> Many Messengers....

Many Messengers....

Posted on Saturday, August 18, 2012 | No Comments

I’m getting confused by Skype and Microsoft’s various ‘chat’ and instant messenger platforms. 

‘Messenger’ (formerly ‘Live Messenger’ which was formerly ‘MSN Messenger’), seemed to be the IM platform of record for everything Microsoft and the work they undertook to bring “Facebook Chat” into this platform seemed to be a stroke of genius as Messenger users signed up and moved to the social networking site for their chat fix.

Windows 8 has a built-in, seemingly cut down version of ‘Messenger’ which allows a IM and Facebook Chat integration without having to switch to the full blown desktop client.  Video chat and file sharing and many of the advanced features are missing from this version, as you might expect.  This cut down version also appears in the new Outlook.com.

‘Lync’ (formerly ‘Communicator’), is the business/enterprise focused messenger, which allows everything from video conferencing, screen share (formerly ‘LiveMeeting’), collaboration tools and Outlook and Office applications integration.

And then, there’s Skype which seems to be creeping into all sorts of Microsoft products (which can only be expected from the acquisition), from Xbox, to Windows Phone, Office and Outlook.com for video conferencing.My confusion though stems from the fact that each of these systems (with the exception of Messenger and the cut down Windows 8 client), are all separate entities that don’t work with each other to allow a single, unified messaging system.
Screenshots have recently emerged of the new Windows 8 Skype client – which looks absolutely fantastic and looks like something I could potentially use.  Putting Lync to one side, the only problem is that all of my contacts are either in Messenger or Facebook Chat!
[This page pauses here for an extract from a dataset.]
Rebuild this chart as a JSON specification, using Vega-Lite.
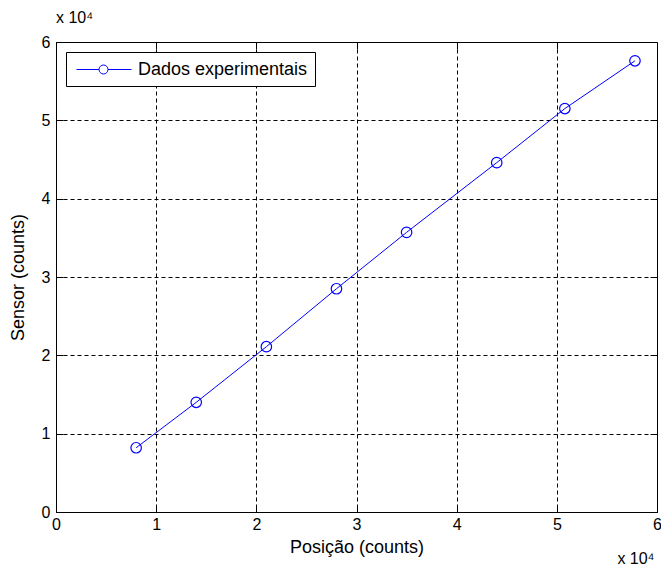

It’s my hope that by using Windows 8’s “People Hub” and/or “Microsoft Account”, they are going to allow you to register multiple accounts (Messenger, Facebook, Skype), and link them together into a single interface/application that can then be used from Windows, Xbox, Windows Phone, etc., similar to how multiple email accounts, Twitter and other social network feeds are amalgamated together into a single view.
At work, I’ve recently started using Lync for IM and screen sharing with 3rd parties for support and I have to admit that I’ve been really impressed with its functionality.  I (very), briefly used Communicator before it and noticed that some of the file sharing functions have been removed for some reason, but other than that, it remains a great product.
Again though, I’m a little confused at the lack of scope the service offers.  I understand the Lync is for internal communications with your co-workers, but I haven’t been able to fathom given the social world we now live in and the popularity of LinkedIn for collaboration and connectivity, why Lync doesn’t allow you link and expand your professional network?
I’m not an administrator or expert in Lync, so such features may already be available for configuration, but why not allow Lync to connect to your Facebook, LinkedIn, social network feeds and/or simply other domains of partnering companies, i.e. allowing @contoso.com users to communicate with @northwinds.com users, whilst blocking personal contacts owning @hotmail.com addresses for example.
Microsoft’s IM approach is scattered across multiple platforms right now – and whilst I can see exactly where each of these platforms fits into the overall eco-systems of corporate communications, consumer products and video conferencing, in today’s ever connected and ‘always available’ mentality bringing all of these services together would be a huge win.
Being able to also individually control your presence on each of these platforms would be an even bigger win; the control and ease of use should be built into all of these products for Microsoft to truly build a fantastic communications hub, regardless of application and/or device.
It’s simply a matter of doing it.  IM me when its done.